Instructions to follow | Reproduce nothing except the lines between the line with "Generate a web" and the line with "const barColors = ['#E8B58C', '#C8621C'];", both ends included, and please leave out pictures.
* Start Supplied data *
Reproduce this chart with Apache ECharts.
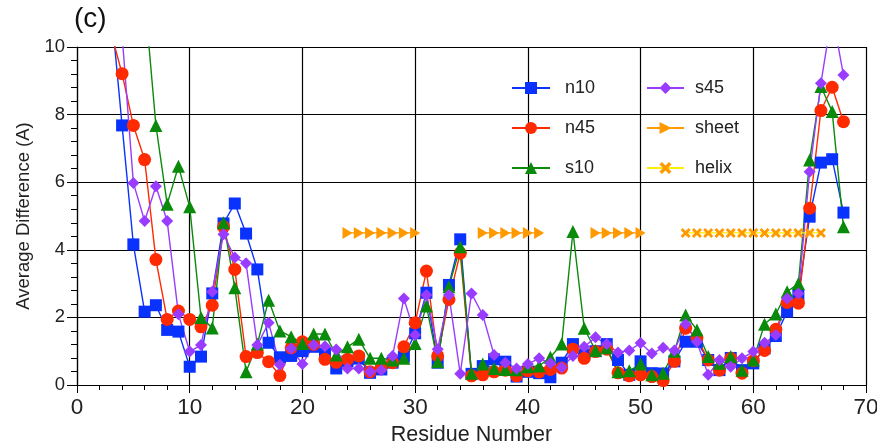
<!DOCTYPE html>
<html>
<head>
<meta charset="utf-8">
<script src="https://cdn.jsdelivr.net/npm/echarts@6/dist/echarts.min.js"></script>
<style>
  html, body { margin: 0; padding: 0; background: #fff; }
  #chart { width: 877px; height: 446px; }
</style>
</head>
<body>
<div id="chart"></div>
<script>
// Residue numbers along the x axis
const residues = [3,4,5,6,7,8,9,10,11,12,13,14,15,16,17,18,19,20,21,22,23,24,25,26,27,28,29,30,
  31,32,33,34,35,36,37,38,39,40,41,42,43,44,45,46,47,48,49,50,51,52,53,54,55,56,57,58,59,60,
  61,62,63,64,65,66,67,68];

// Average difference per residue (A); null where no point exists
const n10 = [11.25,7.68,4.16,2.17,2.36,1.63,1.58,0.54,0.84,2.71,4.78,5.37,4.48,3.42,1.25,0.82,0.86,1.0,1.13,0.92,
  0.49,0.7,0.78,0.36,0.46,0.66,0.84,1.53,2.73,0.66,2.96,4.31,0.33,0.56,0.76,0.69,0.25,0.39,0.35,0.23,
  0.66,1.21,0.9,1.0,1.21,0.74,0.3,0.7,0.35,0.34,0.7,1.28,1.28,0.74,0.44,0.8,0.44,0.64,1.08,1.45,
  2.17,2.66,4.98,6.58,6.68,5.1];
const n45 = [10.45,9.21,7.68,6.67,3.71,1.94,2.19,1.94,1.72,2.36,4.68,3.42,0.84,0.96,0.69,0.28,1.1,1.28,1.2,0.76,
  0.67,0.76,0.86,0.39,0.54,0.66,1.13,1.84,3.37,0.86,2.53,3.9,0.27,0.3,0.39,0.44,0.27,0.42,0.39,0.46,
  0.5,1.06,0.79,0.99,1.06,0.36,0.27,0.3,0.25,0.13,0.7,1.68,1.4,0.74,0.44,0.79,0.35,0.72,1.02,1.65,
  2.44,2.42,5.23,8.12,8.81,7.79];
const s10 = [null,null,null,11.5,7.68,5.35,6.47,5.27,2.0,1.69,4.8,2.88,0.39,1.21,2.51,1.6,1.43,1.23,1.51,1.51,
  0.89,1.13,1.35,0.79,0.79,0.74,0.79,1.23,2.34,0.69,2.91,4.09,0.35,0.62,0.49,0.46,0.45,0.54,0.56,0.82,
  1.21,4.54,1.68,1.02,1.1,0.39,0.42,0.62,0.3,0.35,1.0,2.07,1.63,0.84,0.64,0.84,0.44,0.74,1.8,2.1,
  2.76,3.0,6.66,8.83,8.09,4.68];
const s45 = [null,10.35,5.98,4.85,5.88,4.85,2.09,0.99,1.18,2.76,4.46,3.77,3.6,1.18,1.84,0.6,1.08,0.62,1.18,1.15,
  1.05,0.49,0.49,0.39,0.44,0.86,2.56,1.48,2.66,1.06,2.66,0.33,2.71,2.07,0.89,0.66,0.49,0.62,0.79,0.64,
  0.52,0.86,1.13,1.41,1.21,0.96,1.02,1.24,0.93,1.1,1.02,1.8,1.28,0.3,0.74,0.54,0.79,0.99,1.25,1.48,
  2.56,2.71,6.31,8.93,11.0,9.17];

// Secondary-structure assignment, drawn as a band of markers
const structureLevel = 4.5;
const sheetResidues = [24,25,26,27,28,29,30, 36,37,38,39,40,41, 46,47,48,49,50];
const helixResidues = [54,55,56,57,58,59,60,61,62,63,64,65,66];

// Tick labels
const xTicks = [0,10,20,30,40,50,60,70];
const yTicks = [0,2,4,6,8,10];

function pairs(values) {
  return residues.map((r, i) => [r, values[i]]);
}
function band(members) {
  return residues.map(r => [r, members.indexOf(r) >= 0 ? structureLevel : null]);
}

const FONT = '"Liberation Sans", Arial, Helvetica, sans-serif';
const TEXT = '#222';
const crossPath = 'path://M0,2 L2,0 L5,3 L8,0 L10,2 L7,5 L10,8 L8,10 L5,7 L2,10 L0,8 L3,5 Z';

function lineSeries(name, values, color, symbol, size) {
  return {
    name: name, type: 'line', data: pairs(values),
    symbol: symbol, symbolSize: size,
    lineStyle: { color: color, width: 1.4 },
    itemStyle: { color: color },
    connectNulls: false
  };
}

const chart = echarts.init(document.getElementById('chart'), null, { renderer: 'canvas' });

chart.setOption({
  animation: false,
  backgroundColor: '#ffffff',
  title: {
    text: '(c)', left: 74, top: 5, padding: 0,
    textStyle: { fontFamily: FONT, fontSize: 28, fontWeight: 'normal', color: '#111' }
  },
  legend: [
    {
      data: ['n10', 'n45', 's10'], orient: 'vertical', left: 511, top: 79, padding: 0,
      itemWidth: 38, itemHeight: 15, itemGap: 22,
      textStyle: { fontFamily: FONT, fontSize: 18, color: TEXT, padding: [0, 0, 0, 10] }
    },
    {
      data: ['s45', 'sheet', 'helix'], orient: 'vertical', left: 646, top: 79, padding: 0,
      itemWidth: 37, itemHeight: 15, itemGap: 22,
      textStyle: { fontFamily: FONT, fontSize: 18, color: TEXT, padding: [0, 0, 0, 6] }
    }
  ],
  grid: { left: 77, right: 11, top: 47, bottom: 61, outerBoundsMode: 'none', containLabel: false },
  xAxis: {
    type: 'value', min: xTicks[0], max: xTicks[xTicks.length - 1], interval: 10,
    name: 'Residue Number', nameLocation: 'middle', nameGap: 35,
    nameTextStyle: { fontFamily: FONT, fontSize: 21.5, color: TEXT },
    axisLine: { lineStyle: { color: '#000', width: 1.2 } },
    axisTick: { show: true, length: 8, lineStyle: { color: '#000' } },
    minorTick: { show: true, splitNumber: 5, length: 5, lineStyle: { color: '#000' } },
    splitLine: { show: true, lineStyle: { color: '#000', width: 1.2 } },
    axisLabel: { fontFamily: FONT, fontSize: 22.5, color: TEXT, margin: 11 }
  },
  yAxis: {
    type: 'value', min: yTicks[0], max: yTicks[yTicks.length - 1], interval: 2,
    name: 'Average Difference (A)', nameLocation: 'middle', nameGap: 42,
    nameTextStyle: { fontFamily: FONT, fontSize: 18.5, color: TEXT },
    axisLine: { show: true, lineStyle: { color: '#000', width: 1.2 } },
    axisTick: { show: true, length: 10, lineStyle: { color: '#000' } },
    minorTick: { show: true, splitNumber: 5, length: 6, lineStyle: { color: '#000' } },
    splitLine: { show: true, lineStyle: { color: '#000', width: 1.2 } },
    axisLabel: { fontFamily: FONT, fontSize: 18.5, color: TEXT, margin: 12 }
  },
  series: [
    lineSeries('n10', n10, '#0a32ff', 'rect', 12),
    lineSeries('n45', n45, '#ff2a00', 'circle', 13),
    lineSeries('s10', s10, '#0a8a0a', 'triangle', 13),
    lineSeries('s45', s45, '#9a3cff', 'diamond', 12),
    {
      name: 'sheet', type: 'line', data: band(sheetResidues),
      symbol: 'triangle', symbolRotate: -90, symbolSize: [12, 10],
      lineStyle: { color: '#ff9900', width: 1.4 },
      itemStyle: { color: '#ff9900' }, connectNulls: false
    },
    {
      name: 'helix', type: 'line', data: band(helixResidues),
      symbol: crossPath, symbolSize: 10,
      lineStyle: { color: '#ffee00', width: 1.4 },
      itemStyle: { color: '#ff9900' }, connectNulls: false
    }
  ]
});
</script>
</body>
</html>
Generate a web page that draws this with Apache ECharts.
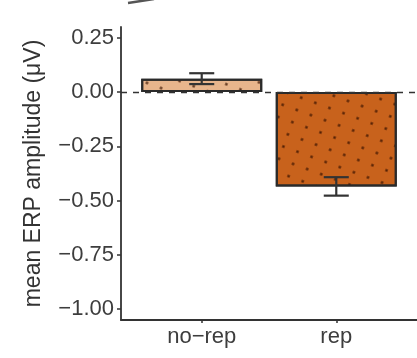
<!DOCTYPE html>
<html><head><meta charset="utf-8">
<script src="https://cdn.jsdelivr.net/npm/echarts@6/dist/echarts.min.js"></script>
<style>html,body{margin:0;padding:0;background:#fff}#c{width:417px;height:358px}</style>
</head><body><div id="c"></div>
<script>
const categories = ['no\u2212rep', 'rep'];
const means = [0.062, -0.435];
const errLow = [0.037, -0.477];
const errHigh = [0.087, -0.392];
const yTicks = [-1.00, -0.75, -0.50, -0.25, 0.00, 0.25];
const barColors = ['#E8B58C', '#C8621C'];

const chart = echarts.init(document.getElementById('c'));
const fmt = v => (v < 0 ? '\u2212' : '') + Math.abs(v).toFixed(2);
const decal = {
  symbol: 'rect', symbolSize: 0.8, color: 'rgba(60,20,0,0.85)',
  dashArrayX: [[3, 12]], dashArrayY: [3, 10], rotation: 0.35
};
const font = 'Liberation Sans';
chart.setOption({
  animation: false,
  aria: { enabled: true, decal: { show: true } },
  grid: { left: 121, right: -1, top: 27, bottom: 38 },
  xAxis: {
    type: 'value', min: 0.4, max: 2.6,
    axisLine: { show: true, onZero: false, lineStyle: { color: '#333', width: 1.8 } },
    axisTick: { show: true, length: 3, customValues: [1, 2], lineStyle: { color: '#333', width: 1.5 } },
    axisLabel: { customValues: [1, 2], formatter: v => categories[Math.round(v) - 1], color: '#3d3d3d', fontSize: 22, fontFamily: font, margin: 6 },
    splitLine: { show: false }
  },
  yAxis: {
    type: 'value', min: -1.05, max: 0.30,
    name: 'mean ERP amplitude (\u03bcV)', nameLocation: 'middle', nameGap: 76,
    nameTextStyle: { color: '#333', fontSize: 23, fontFamily: font },
    axisLine: { show: true, onZero: false, lineStyle: { color: '#333', width: 1.8 } },
    axisTick: { show: true, length: 4, customValues: yTicks, lineStyle: { color: '#333', width: 1.5 } },
    axisLabel: { customValues: yTicks, formatter: fmt, color: '#3d3d3d', fontSize: 22, fontFamily: font, margin: 7 },
    splitLine: { show: false }
  },
  graphic: [{ type: 'line', shape: { x1: 128, y1: 3, x2: 154, y2: -1 }, style: { stroke: '#555', lineWidth: 2.5 } }],
  series: [
    {
      type: 'line', data: [], z: 1, silent: true,
      markLine: {
        symbol: 'none', silent: true, label: { show: false },
        lineStyle: { type: [6, 6], color: '#333', width: 1.3 },
        data: [{ yAxis: 0 }]
      }
    },
    {
      type: 'bar', z: 3, barWidth: 121,
      data: means.map((m, i) => ({
        value: [i + 1, m],
        itemStyle: { color: barColors[i], borderColor: '#2a2a2a', borderWidth: 2, decal: decal }
      }))
    },
    {
      type: 'custom', z: 5,
      data: means.map((m, i) => [i + 1, errLow[i], errHigh[i]]),
      renderItem: (params, api) => {
        const x = api.value(0);
        const lo = api.coord([x, api.value(1)]);
        const hi = api.coord([x, api.value(2)]);
        const hw = api.size([0.093, 0])[0];
        const st = { stroke: '#333', lineWidth: 2.2 };
        return {
          type: 'group', children: [
            { type: 'line', shape: { x1: lo[0], y1: lo[1], x2: hi[0], y2: hi[1] }, style: st },
            { type: 'line', shape: { x1: lo[0] - hw, y1: lo[1], x2: lo[0] + hw, y2: lo[1] }, style: st },
            { type: 'line', shape: { x1: hi[0] - hw, y1: hi[1], x2: hi[0] + hw, y2: hi[1] }, style: st }
          ]
        };
      }
    }
  ]
});
</script></body></html>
* End Supplied data *
Written response |
Generate a web page that draws this with Apache ECharts.
<!DOCTYPE html>
<html><head><meta charset="utf-8">
<script src="https://cdn.jsdelivr.net/npm/echarts@6/dist/echarts.min.js"></script>
<style>html,body{margin:0;padding:0;background:#fff}#c{width:417px;height:358px}</style>
</head><body><div id="c"></div>
<script>
const categories = ['no\u2212rep', 'rep'];
const means = [0.062, -0.435];
const errLow = [0.037, -0.477];
const errHigh = [0.087, -0.392];
const yTicks = [-1.00, -0.75, -0.50, -0.25, 0.00, 0.25];
const barColors = ['#E8B58C', '#C8621C'];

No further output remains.